Print exactly the lines from the first one down to the line that contains "import plotly.graph_objects as go", both included, and skip the pictures.
• • • • • • •
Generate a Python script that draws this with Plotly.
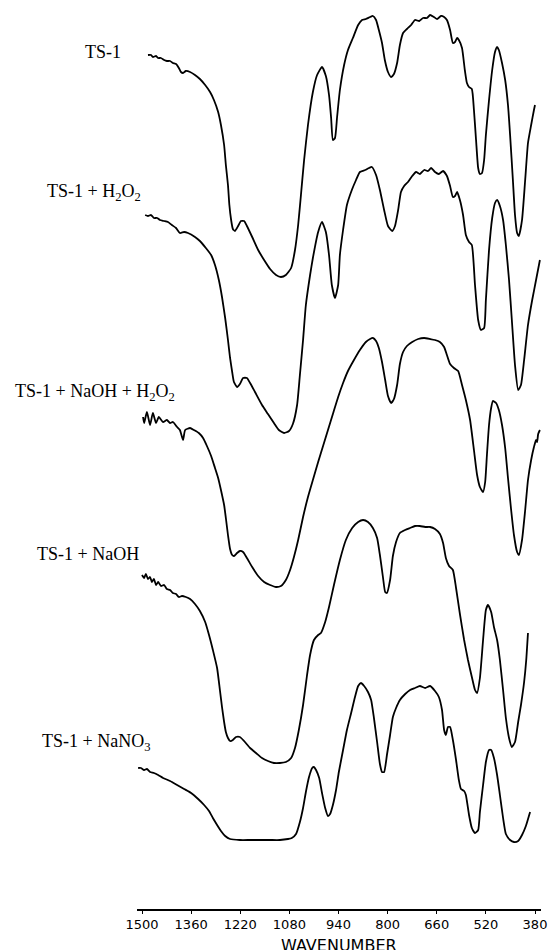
import plotly.graph_objects as go

# ---------------- data (wavenumber in cm-1, stacked transmittance in arbitrary units) ----------------
ts1_wn = [1483, 1474, 1469, 1460, 1454, 1446, 1437, 1429, 1420, 1412, 1403, 1395, 1389, 1383, 1375, 1363, 1349, 1335,
          1320, 1306, 1295, 1283, 1275, 1266, 1261, 1255, 1251, 1246, 1241, 1235, 1226, 1218, 1209, 1201, 1186, 1169,
          1152, 1135, 1118, 1104, 1090, 1075, 1064, 1055, 1047, 1038, 1027, 1013, 1001, 987, 976, 967, 961, 956, 950,
          944, 936, 924, 913, 899, 884, 873, 862, 850, 842, 833, 825, 816, 808, 799, 790, 782, 773, 765, 756, 745, 733,
          722, 710, 699, 688, 679, 668, 659, 648, 639, 631, 622, 614, 608, 602, 597, 588, 580, 574, 568, 560, 554, 548,
          542, 537, 531, 525, 520, 511, 502, 494, 488, 483, 474, 465, 457, 451, 443, 437, 431, 426, 417, 408, 400, 391,
          383, 380]
ts1_t = [854, 854, 852, 853, 851, 851, 849, 848, 848, 846, 845, 841, 837, 836, 838, 837, 834, 830,
         824, 817, 809, 797, 784, 764, 744, 724, 704, 689, 680, 678, 683, 688, 688, 683, 672, 659,
         649, 640, 634, 632, 634, 641, 659, 684, 714, 749, 784, 817, 834, 842, 833, 814, 791, 769, 771,
         792, 819, 844, 859, 871, 884, 889, 890, 892, 893, 889, 879, 866, 849, 837, 832, 835, 846, 864, 876, 880, 884,
         889, 888, 891, 891, 894, 892, 890, 893, 892, 889, 879, 866, 867, 871, 869, 861, 839, 826, 822, 820, 799, 769,
         741, 735, 736, 749, 774, 809, 839, 857, 862, 859, 846, 829, 804, 774, 729, 694, 676, 673, 689, 729, 766, 784,
         799, 804]

h2o2_wn = [1491, 1483, 1474, 1466, 1457, 1449, 1437, 1426, 1415, 1403, 1392, 1380, 1369, 1349, 1335, 1318, 1303, 1292,
           1281, 1272, 1263, 1255, 1249, 1243, 1238, 1229, 1221, 1212, 1201, 1192, 1178, 1158, 1141, 1124, 1110, 1095,
           1081, 1070, 1058, 1050, 1041, 1033, 1021, 1013, 998, 987, 976, 967, 959, 950, 941, 936, 927, 916, 902, 890,
           879, 864, 853, 845, 833, 822, 810, 799, 787, 779, 770, 762, 753, 742, 730, 719, 708, 696, 685, 676, 665, 654,
           642, 631, 622, 614, 608, 602, 594, 585, 577, 568, 560, 551, 542, 534, 525, 520, 511, 502, 494, 488, 480, 471,
           463, 454, 446, 437, 428, 420, 411, 400, 388, 377, 366]
h2o2_t = [694, 693, 694, 691, 691, 689, 688, 687, 684, 681, 676, 677, 676, 672, 668, 661, 654, 644,
          629, 612, 591, 569, 551, 537, 527, 522, 525, 531, 531, 526, 517, 504, 495, 486, 479, 476,
          478, 485, 504, 534, 569, 604, 634, 651, 677, 687, 677, 654, 624, 611, 624, 654, 679, 704, 719, 729,
          737, 739, 741, 742, 734, 719, 699, 683, 678, 683, 699, 717, 723, 727, 733, 737, 735, 739, 738, 741, 737, 735,
          738, 733, 723, 712, 713, 717, 709, 694, 674, 667, 664, 624, 589, 579, 581, 609, 659, 691, 706, 709, 703, 689,
          664, 629, 589, 544, 519, 524, 549, 584, 609, 629, 649]

naoh_h2o2_wn = [1497, 1494, 1486, 1477, 1469, 1460, 1452, 1440, 1429, 1420, 1412, 1400, 1392, 1383, 1377, 1363,
                1352, 1338, 1326, 1315, 1303, 1292, 1283, 1275, 1266, 1261, 1255, 1249,
                1243, 1238, 1229, 1221, 1212, 1201, 1186, 1169, 1152, 1135, 1118, 1104, 1090, 1078, 1067, 1055, 1041,
                1027, 1013, 998, 984, 970, 956, 941, 927, 913, 896, 879, 862, 850, 842, 833, 825, 816, 807, 799, 790,
                782, 773, 765, 756, 745, 730, 713, 696, 679, 665, 651, 639, 631, 622, 611, 599, 588, 577, 565, 554, 545,
                537, 528, 522, 517, 511, 505, 500, 491, 483, 474, 465, 457, 448, 440, 431, 426, 417, 408, 400, 391, 383,
                377, 374, 371, 366]
naoh_h2o2_t = [492, 486, 497, 484, 496, 486, 492, 487, 489, 486, 487, 482, 479, 469, 479, 481,
               479, 476, 471, 463, 453, 441, 431, 419, 404, 391, 374, 360,
               354, 353, 356, 358, 357, 351, 342, 333, 327, 324, 322, 323, 329, 339, 352, 369, 392,
               412, 429, 447, 463, 479, 495, 512, 526, 538, 549, 559, 567, 570, 571, 568, 561, 547, 529, 513, 506,
               510, 524, 545, 557, 563, 567, 570, 571, 570, 569, 567, 562, 554, 545, 541, 538, 524, 509, 489, 459, 434,
               422, 417, 427, 454, 484, 501, 508, 506, 499, 484, 461, 431, 399, 374, 357, 354, 369, 399, 429, 449, 462,
               469, 467, 475, 479]

naoh_wn = [1500, 1494, 1489, 1483, 1477, 1472, 1466, 1460, 1454, 1446, 1437, 1429, 1420, 1412, 1403, 1395, 1386, 1375,
           1363, 1349, 1335, 1320, 1309, 1298, 1286, 1278, 1272, 1266, 1261, 1255, 1249, 1241, 1232, 1221, 1209, 1192,
           1175, 1158, 1141, 1124, 1107, 1090, 1075, 1064, 1053, 1041, 1030, 1021, 1010, 998, 990, 978, 967, 953, 936,
           919, 901, 884, 870, 856, 842, 830, 822, 813, 807, 802, 793, 785, 776, 765, 750, 736, 722, 708, 693, 679, 665,
           651, 642, 634, 625, 614, 605, 594, 582, 571, 560, 551, 545, 537, 528, 520, 514, 505, 497, 488, 480, 471, 463,
           454, 446, 437, 428, 420, 411, 405, 400]
naoh_t = [334, 331, 335, 330, 332, 327, 330, 324, 327, 323, 324, 320, 319, 316, 315, 312, 313, 312,
          310, 305, 298, 287, 274, 259, 241, 219, 202, 187, 177, 171, 168, 169, 172, 172, 168, 161,
          156, 151, 148, 146, 146, 147, 151, 161, 179, 204, 233, 254, 269, 274, 276, 287, 302, 324, 349,
          369, 381, 387, 389, 387, 381, 371, 354, 331, 317, 316, 329, 353, 367, 376, 379, 381, 383, 383, 382, 382, 380,
          375, 366, 351, 343, 339, 321, 295, 269, 249, 232, 219, 216, 231, 269, 299, 304, 297, 282, 269, 249, 219, 191,
          171, 162, 167, 187, 204, 227, 249, 276]

nano3_wn = [1511, 1503, 1494, 1486, 1477, 1466, 1454, 1440, 1420, 1400, 1380, 1360, 1340, 1323, 1309, 1298, 1286, 1275,
            1263, 1249, 1221, 1192, 1164, 1135, 1107, 1084, 1073, 1061, 1050, 1041, 1033, 1024, 1015, 1010, 1004, 995,
            987, 978, 970, 964, 956, 947, 939, 927, 916, 904, 893, 884, 876, 867, 856, 847, 839, 830, 822, 816, 810, 802,
            793, 785, 776, 765, 750, 736, 722, 708, 693, 679, 665, 654, 645, 639, 634, 628, 622, 614, 605, 597, 591, 582,
            577, 568, 560, 551, 542, 537, 528, 520, 511, 505, 497, 488, 480, 471, 463, 451, 440, 428, 417, 406, 394]
nano3_t = [141, 141, 139, 140, 137, 136, 134, 131, 128, 124, 120, 116, 110, 104, 98, 91, 84, 78,
           73, 70, 69, 69, 69, 69, 69, 70, 71, 75, 87, 101, 117, 132, 141, 142, 139, 131,
           116, 101, 93, 95, 104, 119, 137, 159, 179, 196, 212, 223, 226, 223, 217, 209, 191, 167, 145, 137, 137, 154,
           174, 192, 201, 209, 215, 219, 221, 223, 221, 223, 218, 212, 199, 179, 174, 182, 182, 169, 149, 129, 120, 118,
           114, 94, 81, 76, 79, 97, 124, 147, 159, 159, 151, 134, 114, 91, 75, 69, 67, 68, 74, 83, 97]

series_names = ["TS-1", "TS-1 + H<sub>2</sub>O<sub>2</sub>", "TS-1 + NaOH + H<sub>2</sub>O<sub>2</sub>",
                "TS-1 + NaOH", "TS-1 + NaNO<sub>3</sub>"]
tick_values = [1500, 1360, 1220, 1080, 940, 800, 660, 520, 380]
tick_labels = [str(v) for v in tick_values]
axis_title = "WAVENUMBER"

series = [(ts1_wn, ts1_t), (h2o2_wn, h2o2_t), (naoh_h2o2_wn, naoh_h2o2_t), (naoh_wn, naoh_t), (nano3_wn, nano3_t)]

# ---------------- layout geometry ----------------
W, H = 553, 950
ML, MR, MT, MB = 137, 12, 0, 41
px_1500, px_380 = 142, 535                      # pixel positions of the end ticks
ppw = (px_380 - px_1500) / (1500 - 380)          # pixels per wavenumber
x_left = 1500 + (px_1500 - ML) / ppw
x_right = 380 - ((W - MR) - px_380) / ppw
plot_w = W - ML - MR
plot_h = H - MT - MB

fig = go.Figure()
for (wn, t), name in zip(series, series_names):
    fig.add_trace(go.Scatter(x=wn, y=t, mode="lines", name=name,
                             line=dict(color="black", width=1.8, shape="spline", smoothing=0.5),
                             showlegend=False, hoverinfo="skip"))

# label positions (pixel: left edge x, centre y)
label_pos = [(83, 52), (45, 193), (13, 392), (35, 554), (40, 742)]
for name, (lx, ly) in zip(series_names, label_pos):
    fig.add_annotation(text=name, xref="paper", yref="paper",
                       x=(lx - ML) / plot_w, y=(plot_h - ly) / plot_h,
                       xanchor="left", yanchor="middle", showarrow=False,
                       font=dict(family="Liberation Serif", size=18, color="black"))

fig.add_annotation(text=axis_title, xref="paper", yref="paper",
                   x=((px_1500 + px_380) / 2 - ML) / plot_w, y=(plot_h - 945) / plot_h,
                   xanchor="center", yanchor="middle", showarrow=False,
                   font=dict(family="DejaVu Sans", size=16, color="black"))

fig.update_layout(
    width=W, height=H,
    margin=dict(l=ML, r=MR, t=MT, b=MB, pad=0),
    paper_bgcolor="white", plot_bgcolor="white",
    xaxis=dict(range=[x_left, x_right], showgrid=False, zeroline=False,
               showline=True, linecolor="black", linewidth=1.5,
               ticks="outside", ticklen=3, tickwidth=1, tickcolor="black",
               tickvals=tick_values, ticktext=tick_labels,
               tickfont=dict(family="DejaVu Sans", size=13, color="black")),
    yaxis=dict(range=[0, plot_h], visible=False, showgrid=False, zeroline=False),
)

fig.write_html("out.html")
• • • • • • •
**Written reply:**
Generate a Python script that draws this with Plotly.
import plotly.graph_objects as go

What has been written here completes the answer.